I want to draw your attention to something mentioned in the article that I find much more worrying and insidious: the name Fred Alan Wolf. Wolf is a former physicist, turned crackpot, and anytime you hear his name mentioned in connection with legitimate science, alarms should start going off inside your head.

I recognized him as one of the “experts” featured in What The Bleep Do We Know, a piece of pseudoscientific rubbish that basically asserts that quantum mechanics allows us to control our destiny by wishful thinking. Just to give you some background, it’s a propaganda film made and paid for by students of Ramtha’s School of Enlightenment. This hotbed of charlatans is led by one J. Z. Knight, a cigar-voiced medium from Washington who claims to channel a 35000-year-old warrior named Ramtha from the lost continent of Lemuria.

To be fair, not everyone interviewed in the movie is a fraud. For example, there’s Professor David Albert, who, according to this Salon.com article, spent hours on camera explaining why the film’s physics was utter nonsense, only to see his contribution spliced and edited so as to imply the exact opposite.

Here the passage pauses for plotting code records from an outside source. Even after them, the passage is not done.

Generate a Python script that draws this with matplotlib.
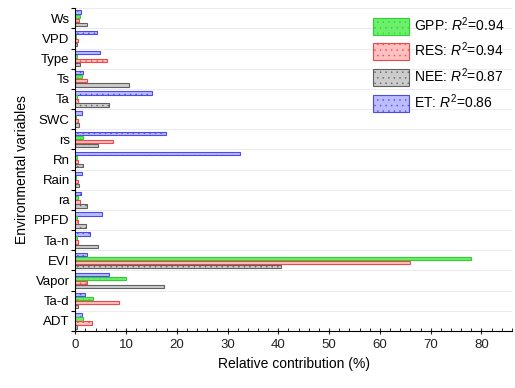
import numpy as np
import matplotlib
matplotlib.use("Agg")
import matplotlib.pyplot as plt
from matplotlib.ticker import MultipleLocator

plt.rcParams['font.family'] = ['Liberation Sans', 'DejaVu Sans']
plt.rcParams['mathtext.fontset'] = 'custom'
plt.rcParams['mathtext.it'] = 'Liberation Sans:italic'
plt.rcParams['mathtext.rm'] = 'Liberation Sans'
plt.rcParams['hatch.linewidth'] = 0.3

variables = ['Ws', 'VPD', 'Type', 'Ts', 'Ta', 'SWC', 'rs', 'Rn', 'Rain', 'ra',
             'PPFD', 'Ta-n', 'EVI', 'Vapor', 'Ta-d', 'ADT']
et = [1.2, 4.3, 4.9, 1.6, 15.2, 1.4, 17.8, 32.4, 1.3, 1.2, 5.2, 2.9, 2.3, 6.6, 1.9, 1.4]
gpp = [1.0, 0.1, 0.3, 1.3, 0.3, 0.2, 1.6, 0.3, 0.2, 0.5, 0.3, 0.3, 78.0, 10.0, 3.6, 1.6]
res = [0.8, 0.5, 6.2, 2.4, 0.5, 0.5, 7.5, 0.5, 0.5, 1.0, 0.5, 0.5, 66.0, 2.4, 8.7, 3.3]
nee = [2.3, 0.3, 1.0, 10.5, 6.6, 0.8, 4.5, 1.6, 0.8, 2.3, 2.2, 4.4, 40.5, 17.4, 0.5, 0.3]

series = [
    ('ET: $R^2$=0.86', et, '#bcbcff', '#4a4af0'),
    ('GPP: $R^2$=0.94', gpp, '#6cf06c', '#30d030'),
    ('RES: $R^2$=0.94', res, '#ffc0c0', '#f04848'),
    ('NEE: $R^2$=0.87', nee, '#cccccc', '#606060'),
]

fig = plt.figure(figsize=(5.15, 3.88), dpi=100)
ax = fig.add_axes([0.146, 0.147, 0.848, 0.832])

n = len(variables)
ypos = np.arange(n)[::-1]  # Ws at top
h = 0.2
for k, (lab, vals, fc, ec) in enumerate(series):
    off = 0.3 - k * h
    ax.barh(ypos + off, vals, height=h * 0.85, color=fc, edgecolor=ec,
            linewidth=0.8, hatch='...', label=lab)

# group boundary grid lines
for y in np.arange(n + 1) - 0.5:
    ax.axhline(y, color='#ebebeb', lw=0.7, zorder=0)

ax.set_xlim(0, 86)
ax.set_ylim(-0.4, n - 0.56)
ax.xaxis.set_major_locator(MultipleLocator(10))
ax.xaxis.set_minor_locator(MultipleLocator(2))
ax.tick_params(axis='x', which='major', direction='inout', length=5, labelsize=9.5, colors='#222222')
ax.tick_params(axis='x', which='minor', direction='in', length=2.5)

ax.set_yticks(np.arange(n + 1) - 0.5)
ax.set_yticklabels([])
ax.set_yticks(ypos, minor=True)
ax.set_yticklabels(variables, minor=True, fontsize=9.5)
ax.tick_params(axis='y', which='major', direction='out', length=3)
ax.tick_params(axis='y', which='minor', length=0, pad=4)

for s in ['top', 'right']:
    ax.spines[s].set_visible(False)

ax.set_xlabel('Relative contribution (%)', fontsize=10)
ax.set_ylabel('Environmental variables', fontsize=10)

handles, labels = ax.get_legend_handles_labels()
order = [1, 2, 3, 0]
ax.legend([handles[i] for i in order], [labels[i] for i in order],
          loc='upper right', frameon=False, fontsize=10,
          handlelength=2.6, handleheight=1.5, borderaxespad=0.1,
          handletextpad=0.4, labelspacing=0.45)

fig.savefig('out.png', dpi=100)
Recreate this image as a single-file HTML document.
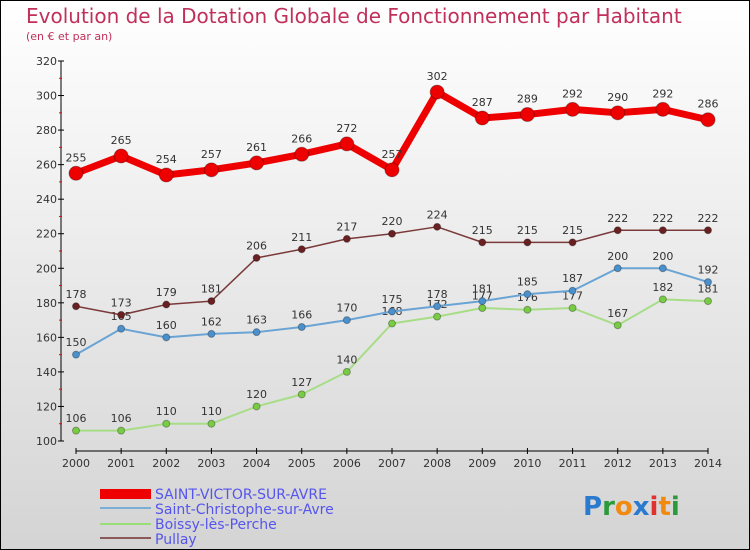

Fred Alan Wolf, on the other hand, was not misrepresented in the least. Wolf, whose stage name is Dr. Quantum, has been on the lecture circuit since the 1980’s promoting quantum wishful thinking, according to an interview on the What The Bleep website. This claptrap has been popularized more recently by Rhonda Byrne and cronies in the bestseller The Secret, and what do you know, Wolf also appeared in the film version of that.

As far as I’m concerned, Dr. Quantum has about as much to do with real, falsifiable science as the iPad has to do with blue cheese. One might ask why I care so much. Let me put it this way: if Fox News not giving a crap about proper science reporting is a slap in the face of my profession, then the thought of Fred Alan Wolf being any journalist’s go-to guy for quantum physics is a kick in the nads.